Search code examples
c#file-encodings

c# change file encoding without loading all the file in memory


I need to change a file's encoding. The method that I've used loads all the file in memory:

string DestinationString = Encoding.ASCII.GetString(Encoding.ASCII.GetBytes(File.ReadAllText(FileName)));
File.WriteAllText(FileName, DestinationString, new System.Text.ASCIIEncoding());

This works for smaller files (in case that I want to change the file's encoding to ASCII), but it won't be ok with files larger than 2 GB. How to change the encoding without loading all the file's content in memory?


Solution

  • You can't do so by writing to the same file - but you can easily do it to a different file, just by reading a chunk of characters at a time in one encoding and writing each chunk in the target encoding.

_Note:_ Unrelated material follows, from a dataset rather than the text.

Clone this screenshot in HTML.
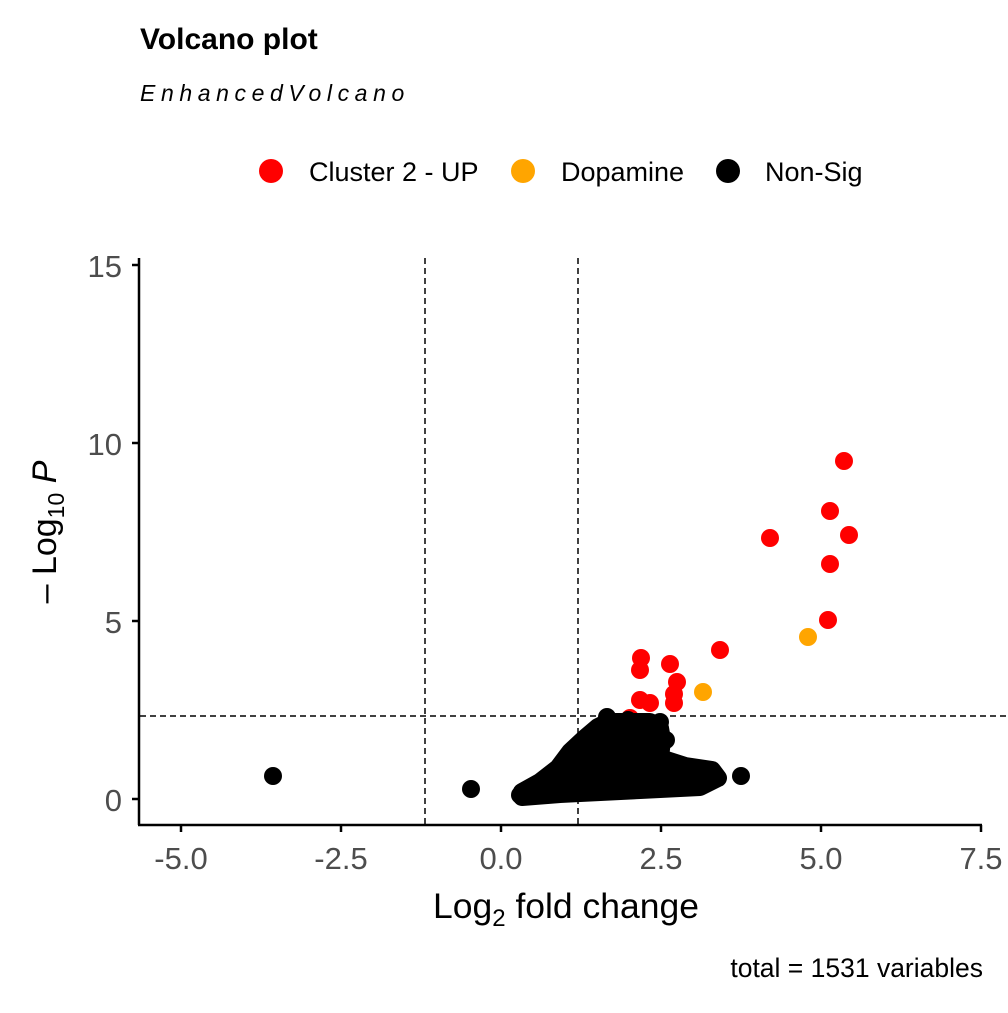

    public void RewriteFile(string source, Encoding sourceEncoding,
                            string destination, Encoding destinationEncoding)
    {
        using (var reader = File.OpenText(source, sourceEncoding))
        {
            using (var writer = File.CreateText(destination, destinationEncoding))
            {
                char[] buffer = new char[16384];
                int charsRead;
                while ((charsRead = reader.Read(buffer, 0, buffer.Length)) > 0)
                {
                    writer.Write(buffer, 0, charsRead);
                }
            }
        }
    }
    

    You could always end up with the original filename via renaming, of course.